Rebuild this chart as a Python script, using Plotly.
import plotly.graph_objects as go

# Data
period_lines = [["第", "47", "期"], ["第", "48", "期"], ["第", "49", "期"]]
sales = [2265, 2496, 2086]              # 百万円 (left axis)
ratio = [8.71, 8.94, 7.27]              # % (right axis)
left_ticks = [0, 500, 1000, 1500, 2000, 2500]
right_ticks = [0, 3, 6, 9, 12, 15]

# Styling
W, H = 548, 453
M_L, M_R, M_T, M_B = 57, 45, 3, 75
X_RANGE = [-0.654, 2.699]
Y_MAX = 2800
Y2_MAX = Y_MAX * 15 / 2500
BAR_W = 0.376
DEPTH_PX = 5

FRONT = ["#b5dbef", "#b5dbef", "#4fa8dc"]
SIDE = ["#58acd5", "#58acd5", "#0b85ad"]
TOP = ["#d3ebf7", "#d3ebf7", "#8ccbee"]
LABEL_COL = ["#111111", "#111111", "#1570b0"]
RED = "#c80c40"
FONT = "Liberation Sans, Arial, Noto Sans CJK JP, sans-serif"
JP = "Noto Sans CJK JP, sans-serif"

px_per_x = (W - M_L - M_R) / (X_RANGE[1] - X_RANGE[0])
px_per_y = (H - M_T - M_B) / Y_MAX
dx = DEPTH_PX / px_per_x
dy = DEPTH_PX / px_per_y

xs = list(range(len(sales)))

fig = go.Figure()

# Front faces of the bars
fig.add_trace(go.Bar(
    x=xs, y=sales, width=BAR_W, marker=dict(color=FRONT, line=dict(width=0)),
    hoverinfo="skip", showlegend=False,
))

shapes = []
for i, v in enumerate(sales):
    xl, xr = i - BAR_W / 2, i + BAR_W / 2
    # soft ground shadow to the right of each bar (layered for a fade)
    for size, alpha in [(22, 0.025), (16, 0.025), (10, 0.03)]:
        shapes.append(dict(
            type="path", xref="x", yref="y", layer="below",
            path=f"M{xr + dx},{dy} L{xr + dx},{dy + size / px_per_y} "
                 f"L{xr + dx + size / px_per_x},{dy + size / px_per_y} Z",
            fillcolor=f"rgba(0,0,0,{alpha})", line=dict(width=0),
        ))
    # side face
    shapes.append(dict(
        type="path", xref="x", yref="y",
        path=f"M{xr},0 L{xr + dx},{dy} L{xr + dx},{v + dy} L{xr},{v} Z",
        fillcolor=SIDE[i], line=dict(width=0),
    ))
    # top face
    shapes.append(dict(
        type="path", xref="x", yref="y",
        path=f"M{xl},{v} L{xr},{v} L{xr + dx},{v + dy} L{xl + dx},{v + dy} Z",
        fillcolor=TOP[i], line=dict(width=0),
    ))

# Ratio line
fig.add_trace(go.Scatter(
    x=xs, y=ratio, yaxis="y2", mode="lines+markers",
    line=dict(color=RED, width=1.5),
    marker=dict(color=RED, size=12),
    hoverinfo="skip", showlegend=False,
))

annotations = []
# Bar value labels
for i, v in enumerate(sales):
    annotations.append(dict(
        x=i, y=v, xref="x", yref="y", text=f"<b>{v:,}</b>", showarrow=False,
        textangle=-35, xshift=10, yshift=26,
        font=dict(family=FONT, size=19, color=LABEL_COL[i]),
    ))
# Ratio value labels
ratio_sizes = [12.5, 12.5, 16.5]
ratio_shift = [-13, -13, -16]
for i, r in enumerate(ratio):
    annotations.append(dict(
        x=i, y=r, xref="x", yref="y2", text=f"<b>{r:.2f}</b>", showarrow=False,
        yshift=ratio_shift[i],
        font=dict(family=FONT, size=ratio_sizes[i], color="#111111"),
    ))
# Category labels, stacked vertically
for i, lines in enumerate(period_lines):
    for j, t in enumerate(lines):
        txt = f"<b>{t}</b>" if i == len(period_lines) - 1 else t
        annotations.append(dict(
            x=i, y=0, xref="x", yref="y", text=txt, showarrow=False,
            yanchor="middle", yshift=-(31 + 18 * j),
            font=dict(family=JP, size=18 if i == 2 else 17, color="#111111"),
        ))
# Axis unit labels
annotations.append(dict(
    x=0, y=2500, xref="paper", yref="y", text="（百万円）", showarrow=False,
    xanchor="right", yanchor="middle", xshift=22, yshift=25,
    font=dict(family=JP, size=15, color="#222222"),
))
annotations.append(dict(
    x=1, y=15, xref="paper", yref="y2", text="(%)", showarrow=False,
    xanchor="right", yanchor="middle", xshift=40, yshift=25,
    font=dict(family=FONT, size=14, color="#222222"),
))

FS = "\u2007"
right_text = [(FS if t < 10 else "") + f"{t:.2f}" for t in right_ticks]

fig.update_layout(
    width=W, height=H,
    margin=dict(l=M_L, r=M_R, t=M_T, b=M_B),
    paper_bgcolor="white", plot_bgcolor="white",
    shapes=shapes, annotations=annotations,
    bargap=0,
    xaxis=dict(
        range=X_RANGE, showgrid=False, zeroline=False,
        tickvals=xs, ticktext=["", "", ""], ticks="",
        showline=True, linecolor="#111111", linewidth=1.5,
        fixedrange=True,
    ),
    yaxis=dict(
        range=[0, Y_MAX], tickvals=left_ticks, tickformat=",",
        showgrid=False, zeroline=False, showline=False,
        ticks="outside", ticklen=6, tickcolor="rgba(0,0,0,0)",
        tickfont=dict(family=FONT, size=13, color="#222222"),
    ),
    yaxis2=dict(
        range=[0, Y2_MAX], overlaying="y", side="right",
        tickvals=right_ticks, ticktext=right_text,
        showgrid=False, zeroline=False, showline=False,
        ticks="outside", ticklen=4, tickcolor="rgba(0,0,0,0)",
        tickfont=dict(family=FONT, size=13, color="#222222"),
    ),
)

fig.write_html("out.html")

__________

Your task: What you return should be the lines from the start of the data through the line with "DEPTH_PX = 5", quoted exactly and nothing more.

Expected answer:
Rebuild this chart as a Python script, using Plotly.
import plotly.graph_objects as go

# Data
period_lines = [["第", "47", "期"], ["第", "48", "期"], ["第", "49", "期"]]
sales = [2265, 2496, 2086]              # 百万円 (left axis)
ratio = [8.71, 8.94, 7.27]              # % (right axis)
left_ticks = [0, 500, 1000, 1500, 2000, 2500]
right_ticks = [0, 3, 6, 9, 12, 15]

# Styling
W, H = 548, 453
M_L, M_R, M_T, M_B = 57, 45, 3, 75
X_RANGE = [-0.654, 2.699]
Y_MAX = 2800
Y2_MAX = Y_MAX * 15 / 2500
BAR_W = 0.376
DEPTH_PX = 5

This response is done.